TASK STATEMENT – Among the lines of the listing below, retype exactly those from the one containing "Convert this diagram to TikZ code." through the one containing "(0,0) rectangle (901,507);", both included. Do not include pictures.

======== MATERIAL PROVIDED

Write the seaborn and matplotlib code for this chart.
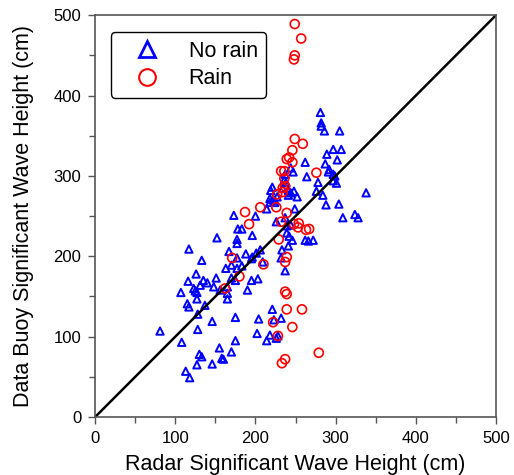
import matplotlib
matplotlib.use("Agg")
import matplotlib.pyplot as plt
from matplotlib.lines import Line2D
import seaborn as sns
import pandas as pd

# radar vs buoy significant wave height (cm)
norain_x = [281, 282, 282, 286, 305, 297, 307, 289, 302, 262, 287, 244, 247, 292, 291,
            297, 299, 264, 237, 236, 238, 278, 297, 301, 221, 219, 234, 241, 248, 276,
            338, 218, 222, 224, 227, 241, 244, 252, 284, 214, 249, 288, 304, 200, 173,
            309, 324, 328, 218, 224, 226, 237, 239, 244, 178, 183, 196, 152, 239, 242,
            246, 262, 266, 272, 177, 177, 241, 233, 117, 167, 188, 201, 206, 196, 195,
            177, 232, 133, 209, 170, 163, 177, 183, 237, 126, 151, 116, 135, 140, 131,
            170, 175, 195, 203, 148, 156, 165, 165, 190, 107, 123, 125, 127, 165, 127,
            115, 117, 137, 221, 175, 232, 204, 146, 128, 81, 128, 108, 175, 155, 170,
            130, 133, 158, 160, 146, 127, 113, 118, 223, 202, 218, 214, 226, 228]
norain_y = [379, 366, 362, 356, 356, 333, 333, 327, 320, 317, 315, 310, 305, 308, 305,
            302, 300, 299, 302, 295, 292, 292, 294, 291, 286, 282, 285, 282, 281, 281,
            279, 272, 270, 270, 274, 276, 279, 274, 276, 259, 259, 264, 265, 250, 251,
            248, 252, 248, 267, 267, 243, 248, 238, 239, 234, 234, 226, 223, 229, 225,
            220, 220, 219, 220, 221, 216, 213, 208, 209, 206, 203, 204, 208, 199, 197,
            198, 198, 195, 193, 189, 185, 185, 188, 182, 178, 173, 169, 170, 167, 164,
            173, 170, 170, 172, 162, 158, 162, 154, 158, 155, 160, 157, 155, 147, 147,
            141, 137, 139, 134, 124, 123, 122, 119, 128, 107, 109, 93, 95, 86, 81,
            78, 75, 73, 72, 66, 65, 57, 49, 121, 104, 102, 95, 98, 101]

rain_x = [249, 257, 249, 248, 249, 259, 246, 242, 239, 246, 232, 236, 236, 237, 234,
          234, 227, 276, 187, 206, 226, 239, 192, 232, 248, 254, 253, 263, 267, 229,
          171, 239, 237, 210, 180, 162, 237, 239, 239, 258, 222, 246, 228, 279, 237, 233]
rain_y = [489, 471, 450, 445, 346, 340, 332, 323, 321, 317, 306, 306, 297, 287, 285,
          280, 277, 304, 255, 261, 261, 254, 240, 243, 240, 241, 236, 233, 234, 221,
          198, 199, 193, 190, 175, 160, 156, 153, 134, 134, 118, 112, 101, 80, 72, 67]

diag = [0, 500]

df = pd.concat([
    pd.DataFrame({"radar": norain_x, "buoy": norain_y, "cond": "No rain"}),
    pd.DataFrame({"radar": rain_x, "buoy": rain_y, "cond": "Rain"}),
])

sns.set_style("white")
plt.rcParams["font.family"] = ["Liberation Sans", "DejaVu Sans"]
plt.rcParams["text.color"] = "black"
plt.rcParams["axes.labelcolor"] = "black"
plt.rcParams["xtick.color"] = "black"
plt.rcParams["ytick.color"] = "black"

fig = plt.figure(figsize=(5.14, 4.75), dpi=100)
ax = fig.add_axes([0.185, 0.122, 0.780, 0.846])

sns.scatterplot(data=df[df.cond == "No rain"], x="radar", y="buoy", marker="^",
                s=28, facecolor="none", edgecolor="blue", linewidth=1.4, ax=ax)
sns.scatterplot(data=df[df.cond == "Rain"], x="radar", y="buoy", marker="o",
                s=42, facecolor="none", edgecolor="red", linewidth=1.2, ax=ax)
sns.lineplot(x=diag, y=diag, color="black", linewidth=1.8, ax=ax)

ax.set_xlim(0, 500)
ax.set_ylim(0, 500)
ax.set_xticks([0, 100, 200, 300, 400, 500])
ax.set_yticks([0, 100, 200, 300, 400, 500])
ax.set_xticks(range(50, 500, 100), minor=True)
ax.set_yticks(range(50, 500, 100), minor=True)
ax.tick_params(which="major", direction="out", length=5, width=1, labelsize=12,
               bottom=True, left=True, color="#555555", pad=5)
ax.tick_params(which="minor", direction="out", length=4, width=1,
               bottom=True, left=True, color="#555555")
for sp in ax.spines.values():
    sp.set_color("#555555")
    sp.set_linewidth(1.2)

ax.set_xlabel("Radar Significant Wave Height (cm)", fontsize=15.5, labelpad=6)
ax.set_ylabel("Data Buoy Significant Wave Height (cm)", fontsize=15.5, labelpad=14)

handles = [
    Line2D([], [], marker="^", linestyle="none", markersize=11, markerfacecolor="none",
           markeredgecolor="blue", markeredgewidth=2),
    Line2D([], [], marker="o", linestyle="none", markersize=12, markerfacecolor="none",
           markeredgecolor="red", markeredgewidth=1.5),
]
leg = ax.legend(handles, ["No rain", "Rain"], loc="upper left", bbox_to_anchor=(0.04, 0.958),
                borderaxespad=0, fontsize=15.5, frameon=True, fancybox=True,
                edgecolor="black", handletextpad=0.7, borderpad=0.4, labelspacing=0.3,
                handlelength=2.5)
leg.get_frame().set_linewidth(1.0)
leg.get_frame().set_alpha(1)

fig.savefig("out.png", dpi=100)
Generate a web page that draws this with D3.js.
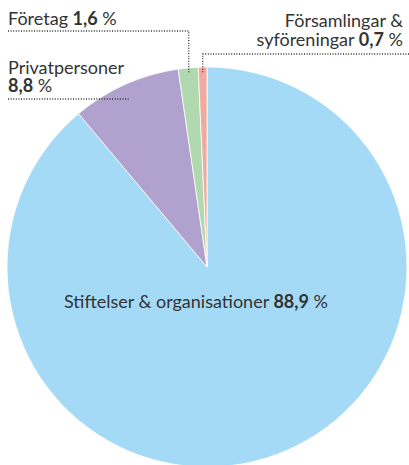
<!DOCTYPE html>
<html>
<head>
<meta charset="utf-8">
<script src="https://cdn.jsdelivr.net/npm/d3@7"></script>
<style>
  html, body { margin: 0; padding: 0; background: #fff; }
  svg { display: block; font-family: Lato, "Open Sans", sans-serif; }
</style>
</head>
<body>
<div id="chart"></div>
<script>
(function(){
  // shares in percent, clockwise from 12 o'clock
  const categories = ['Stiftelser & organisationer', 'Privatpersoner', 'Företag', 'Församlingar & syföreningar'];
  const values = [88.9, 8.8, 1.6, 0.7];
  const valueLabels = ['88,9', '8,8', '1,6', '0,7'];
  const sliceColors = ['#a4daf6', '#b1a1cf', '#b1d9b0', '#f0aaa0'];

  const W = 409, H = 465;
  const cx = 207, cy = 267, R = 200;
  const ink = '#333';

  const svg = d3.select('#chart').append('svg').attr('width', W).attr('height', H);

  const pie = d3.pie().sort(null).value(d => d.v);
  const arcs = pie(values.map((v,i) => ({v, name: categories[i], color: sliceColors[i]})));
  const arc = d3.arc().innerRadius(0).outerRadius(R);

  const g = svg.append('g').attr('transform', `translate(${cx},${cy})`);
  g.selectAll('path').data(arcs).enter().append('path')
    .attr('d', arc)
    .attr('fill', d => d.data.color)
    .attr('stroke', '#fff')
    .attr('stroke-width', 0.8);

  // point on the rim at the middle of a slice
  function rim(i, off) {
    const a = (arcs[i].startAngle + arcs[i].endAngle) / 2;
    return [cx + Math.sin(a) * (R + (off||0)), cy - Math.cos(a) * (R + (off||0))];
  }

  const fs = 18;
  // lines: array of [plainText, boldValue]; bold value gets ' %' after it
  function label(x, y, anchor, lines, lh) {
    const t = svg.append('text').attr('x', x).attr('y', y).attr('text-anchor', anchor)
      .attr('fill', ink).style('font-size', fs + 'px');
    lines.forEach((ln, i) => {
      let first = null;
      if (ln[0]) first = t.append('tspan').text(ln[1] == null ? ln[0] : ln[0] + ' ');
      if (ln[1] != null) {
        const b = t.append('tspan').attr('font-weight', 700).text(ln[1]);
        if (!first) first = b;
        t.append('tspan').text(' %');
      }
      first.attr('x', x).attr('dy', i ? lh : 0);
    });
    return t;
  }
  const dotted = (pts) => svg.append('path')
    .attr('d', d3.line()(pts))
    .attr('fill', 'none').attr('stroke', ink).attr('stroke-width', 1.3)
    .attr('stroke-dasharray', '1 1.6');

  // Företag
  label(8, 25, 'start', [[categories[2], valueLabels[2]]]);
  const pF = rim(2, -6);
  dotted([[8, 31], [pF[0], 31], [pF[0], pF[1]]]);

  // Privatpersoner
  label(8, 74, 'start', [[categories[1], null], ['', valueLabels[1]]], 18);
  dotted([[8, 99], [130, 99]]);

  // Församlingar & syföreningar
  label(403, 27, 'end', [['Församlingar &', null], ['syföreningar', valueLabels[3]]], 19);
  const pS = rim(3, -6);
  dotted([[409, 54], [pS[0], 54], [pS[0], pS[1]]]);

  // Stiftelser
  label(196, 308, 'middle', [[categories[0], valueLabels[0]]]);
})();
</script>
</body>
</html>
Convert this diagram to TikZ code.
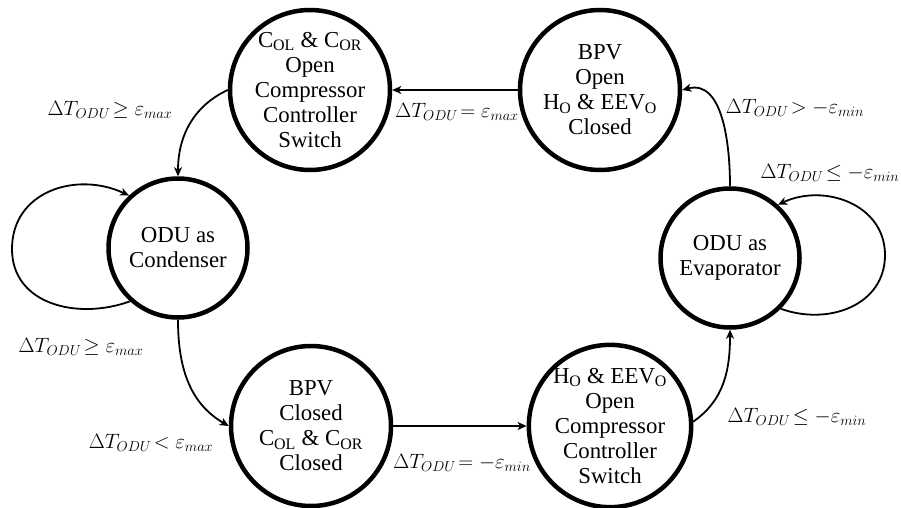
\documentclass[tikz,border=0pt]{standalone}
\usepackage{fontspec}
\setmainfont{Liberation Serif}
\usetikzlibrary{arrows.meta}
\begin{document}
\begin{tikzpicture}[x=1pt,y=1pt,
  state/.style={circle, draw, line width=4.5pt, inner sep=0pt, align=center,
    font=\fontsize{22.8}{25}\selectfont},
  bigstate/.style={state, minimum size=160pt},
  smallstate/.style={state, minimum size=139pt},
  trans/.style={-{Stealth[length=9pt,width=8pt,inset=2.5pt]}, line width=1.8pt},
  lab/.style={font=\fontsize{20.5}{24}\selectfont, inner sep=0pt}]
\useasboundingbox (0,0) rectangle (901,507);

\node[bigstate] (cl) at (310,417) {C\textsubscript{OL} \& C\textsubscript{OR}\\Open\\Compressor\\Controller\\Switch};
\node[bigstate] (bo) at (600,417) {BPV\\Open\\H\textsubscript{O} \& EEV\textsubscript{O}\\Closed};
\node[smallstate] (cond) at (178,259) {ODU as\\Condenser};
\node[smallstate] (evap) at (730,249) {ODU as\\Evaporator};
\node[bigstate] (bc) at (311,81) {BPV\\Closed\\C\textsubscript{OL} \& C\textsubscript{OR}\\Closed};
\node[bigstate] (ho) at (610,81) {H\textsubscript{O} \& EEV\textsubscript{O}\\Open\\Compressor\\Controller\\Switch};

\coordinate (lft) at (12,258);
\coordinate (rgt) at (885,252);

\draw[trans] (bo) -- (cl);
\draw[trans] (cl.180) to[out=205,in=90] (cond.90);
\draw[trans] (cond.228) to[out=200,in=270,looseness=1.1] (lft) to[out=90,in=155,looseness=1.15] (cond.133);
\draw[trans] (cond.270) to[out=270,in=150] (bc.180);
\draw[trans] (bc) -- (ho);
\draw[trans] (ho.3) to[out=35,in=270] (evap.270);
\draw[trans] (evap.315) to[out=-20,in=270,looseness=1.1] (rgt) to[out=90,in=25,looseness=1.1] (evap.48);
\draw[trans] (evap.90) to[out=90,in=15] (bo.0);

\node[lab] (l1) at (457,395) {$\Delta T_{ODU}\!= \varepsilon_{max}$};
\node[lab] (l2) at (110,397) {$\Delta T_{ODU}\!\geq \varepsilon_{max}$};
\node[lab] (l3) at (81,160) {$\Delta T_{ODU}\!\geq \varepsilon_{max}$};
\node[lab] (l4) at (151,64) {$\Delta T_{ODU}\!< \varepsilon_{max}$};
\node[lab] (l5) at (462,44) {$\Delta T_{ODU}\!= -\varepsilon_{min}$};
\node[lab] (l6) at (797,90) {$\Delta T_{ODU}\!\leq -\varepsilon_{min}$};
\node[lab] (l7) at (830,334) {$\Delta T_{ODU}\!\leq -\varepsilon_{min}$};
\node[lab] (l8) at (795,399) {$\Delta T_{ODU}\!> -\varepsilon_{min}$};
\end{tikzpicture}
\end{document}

================

SOLVED EXERCISE –
Convert this diagram to TikZ code.
\documentclass[tikz,border=0pt]{standalone}
\usepackage{fontspec}
\setmainfont{Liberation Serif}
\usetikzlibrary{arrows.meta}
\begin{document}
\begin{tikzpicture}[x=1pt,y=1pt,
  state/.style={circle, draw, line width=4.5pt, inner sep=0pt, align=center,
    font=\fontsize{22.8}{25}\selectfont},
  bigstate/.style={state, minimum size=160pt},
  smallstate/.style={state, minimum size=139pt},
  trans/.style={-{Stealth[length=9pt,width=8pt,inset=2.5pt]}, line width=1.8pt},
  lab/.style={font=\fontsize{20.5}{24}\selectfont, inner sep=0pt}]
\useasboundingbox (0,0) rectangle (901,507);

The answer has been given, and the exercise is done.